Al Guardian: «Non dormo se non ho sotto controllo ciò che accadrà il giorno dopo. Sono i giocatori a decidere chi è il leader, devono sentirlo».

Arteta arbitri

Il Guardian intervista l’allenatore dell’Arsenal, Mikel Arteta. Il 4 agosto uscirà, su Prime Video, All or Nothing: Arsenal, il documentario sulla stagione 2021-22 del club inglese.

«Sono quello che sono. Non chiedo alle persone di piacere loro o di amarmi. Sono fatto così. Questa è la loro scelta. E la mia scelta è sempre cercare di essere me stesso, la persona con i valori con cui sono stato cresciuto».

«Non riguarda me ma riguarda i miei cari e ovviamente a tutti piace essere apprezzati. Ma quello che vi garantisco è che vedrete chi sono e non solo io, chi siamo come club, che è la cosa più importante, molto più importante di me, e quella percezione, si spera, è positiva. Questo mi preoccupa molto più del mio personale».

«Beh, esprimono i loro sentimenti quando stiamo perdendo partite di calcio. Siamo qui per vincere e non dovremmo mai dimenticarlo. Possiamo avere le migliori intenzioni, ma devi vincere le partite di calcio. E quando non lo fai come manager, vieni licenziato. È così semplice e chiaro».

Continua:

«Una delle nostre maggiori responsabilità – ed è una cosa bellissima – è rendere le persone felici e godersi certi momenti della loro vita. E noi ne siamo responsabili, ed è una grande pressione, ma allo stesso tempo è un potere incredibile da avere».

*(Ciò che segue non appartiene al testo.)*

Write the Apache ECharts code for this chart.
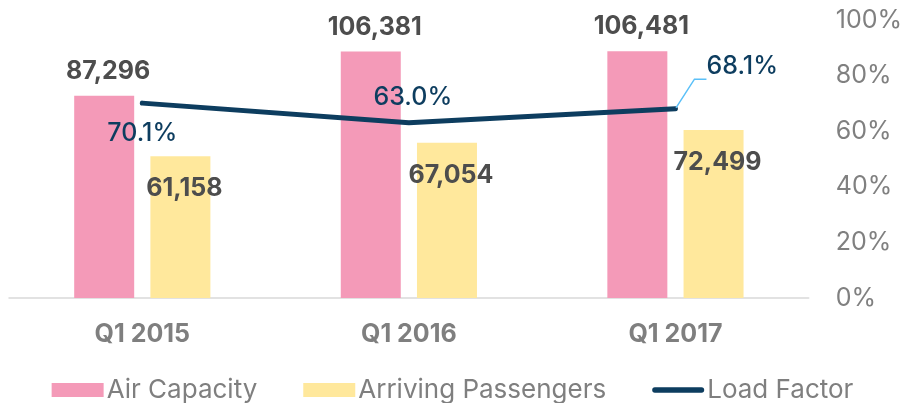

«Sono stato molto più consapevole della condizione cardiaca durante lo sviluppo e la crescita, perché c’erano alcuni problemi e alcune restrizioni, ma probabilmente non ero consapevole delle potenziali ripercussioni. I miei genitori lo erano. Sono stati davvero coraggiosi, perché hanno insistito e hanno detto: ‘Cercheremo di convincere il miglior dottore a darci consigli’. Sono stati davvero onesti, ma allo stesso tempo coraggiosi, a permettermi di fare certe cose».

Sua madre si preoccupava sempre quando giocava.

«Mia madre non ha mai voluto vedermi giocare perché nella sua mente c’era sempre quel problema: quando spingerà il mio cuore al limite, cosa accadrà?‘».

E suo padre?

«Mio padre era un po’ più forte e credo si sia reso conto: ‘Non lo fermerò sia che sia un calciatore professionista o che giochi con i dilettanti. Non importa quanto sia competitivo, giocherà allo stesso modo’».

Arteta era, dice, un bambino molto attivo che giocava molto a tennis, oltre che a calcio. Faceva fatica a restare fermo.

«È stato difficile tenermi seduto su quel tavolo. Ma ero abbastanza responsabile. Così, quando ho saputo che dovevo fare qualcosa. L’ho sempre fatto».

Nella gestione dei suoi giocatori imita il comportamento di suo padre con lei?

«Il modo in cui sei stato cresciuto ed educato è una parte enorme di ciò che sei come persona, anche come padre, per cercare di trasmettere quei valori anche ai tuoi figli. Quindi questo è quello che cerco di fare».

Studia tecniche di gestione nel tempo libero?

«Molto. Mi piace leggere di altri settori, molti sport. Ho molti contatti con altri sport che sono super ricchi in termini di come gestiscono la cultura, come gestiscono situazioni diverse, come applicano i metodi nello stile di gioco che desiderano. Gran parte della mia educazione, non si ferma qui. Lingue: se potessi imparare il tedesco, lo farei domani. Quando ho tempo e quando sono in macchina passo sempre il mio tempo a fare cose del genere».

Arteta rifiuta l’idea che ci sia un leader naturale.

«Il ruolo ti dà la possibilità di diventare un leader ma i giocatori decidono chi è il leader e devono sentirlo».

E quando gli viene chiesto perché i giocatori lo accolgono con tanto fervore, parla dello staff.

«Abbiamo le persone giuste qui per cercare di convincerli che sono nel miglior club del mondo, che cercano di fare le cose giuste, cose che sono utili per loro, che si sentiranno protetti se falliscono e che ci si fiderà di fare quello che abbiamo chiesto loro di fare. Non puoi farlo da solo».

Per quanto riguarda l’aspetto più difficile della gestione:

«Probabilmente quel confine tra il personale e il professionale e quando… devi prendere una decisione in base al professionista».

Dice di aver perso il sonno per il lavoro, anche se aggiunge che tale insonnia è rara.

«Penso di essere abbastanza bravo ad addormentarmi. Una cosa davvero importante per me è assicurarmi che ciò che accadrà domani sia sotto controllo. E che le cose che devo fare domani sono già sulla strada per essere fatte. Se non ce l’ho, allora lo trovo davvero molto difficile».